The safeties, even Earl Thomas, got beat deep a lot too. The linebackers, largely responsible for the coverage of Tight Ends and Running Backs releasing from the line, didn’t do their jobs well enough either. Maybe most importantly, it shows that the Hawks didn’t get enough pressure on the QB from the defensive line position. They had a good amount of sacks coming off the edge with Brock and Clemons, but did not consistently pressure the QB. The result of this lack of pressure was of course that the defense was picked apart through the air – exploiting the whole defense: the corners, safeties, and linebackers. The defensive tackle position for the Hawks produced one sack this year. This was recorded by Brandon Mebane, at the 3-tech position, the position that Pete Carroll described as “your premier interior pass rusher.” Compare that to league leaders: Suh had 10 – Tommy Kelly of the Raiders had 7. This is the type of disruption you need from that position to disrupt the passing game. Mebane is a good player, but his natural position is the 1-tech, a run-stuffing wall of a man. I really believe if you give any NFL level quarterback enough time, they will be able to pick apart any defense. This is part of why the Hawks have a habit of making lower-tier QBs look like all-world players. The obvious goal then this offseason would be to upgrade the pass rush from the key positions responsible – the 3 tech and the LEO. Clemons and Brock were good but we’ll need to get steady production again from them. Mebane has been given a third round tender but who knows what that really means once the new CBA is agreed on. If he’s back, he may be used more at the 1-tech with Cole and hopefully a pass rushing 3-tech will be drafted or signed in free agency.


As for the cornerback spot for the Hawks, I think it will be really interesting to see what happens there this offseason. It would behoove the Hawks to sign or draft a shutdown corner of course – but what team wouldn’t benefit from that? Finding a player of that caliber in the draft isn’t easy and I’m not holding my breath for it to happen anytime soon for the Hawks. There are some free agents out there that could be brought in – Nnamdi Asomugha would be a crazy signing. Antonio Cromartie recently publicly ‘made up’ with Hasselbeck (won’t matter if Matt is not re-signed of course) and is a top-level corner in the NFL as well. These guys wouldn’t come cheap and aren’t likely to be headed to the Pacific Northwest.
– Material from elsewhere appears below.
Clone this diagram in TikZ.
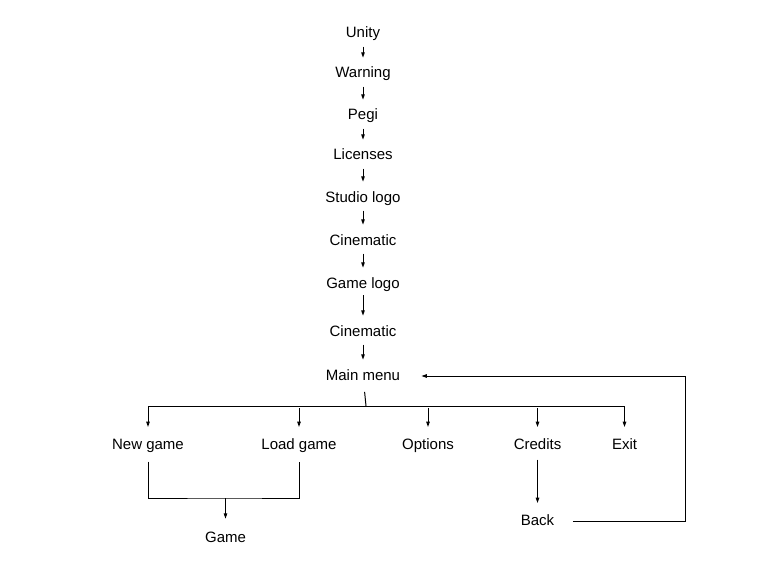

So what happens? The Hawks will need to improve at several positions for the pass defense to improve and the secondary is no exception. I believe that Earl Thomas will just get better, and Kam Chancellor has potential to start opposite him. It’s possible the situation at corner isn’t as bad as people make it out to be. Trufant will be back and should be healthy at the start of the season; Walter Thurmond showed promise in his rookie campaign and will be looking to win a starting role in 2011. Roy Lewis has been signed for another year and will provide depth at the nickel. Brandon Browner will compete in camp for a spot and could be a really interesting prospect. Backups Josh Pinkard and Marcus Brown have shown promise in camp and on the practice squad. Even Kelly Jennings could be re-signed and play in some nickel and bandit packages and honestly would not be a bad option in that role (so long as he’s not depended on as the number two corner).

The Hawks will need to get better along the line and not give QBs so much time to pick them apart, but I have to think that the secondary can only improve from last year. The linebacker corps will look to get back to the top form they’ve been known for in years past. Pieces will have to fall into place, but I’m confident the Hawks defense will improve over last year.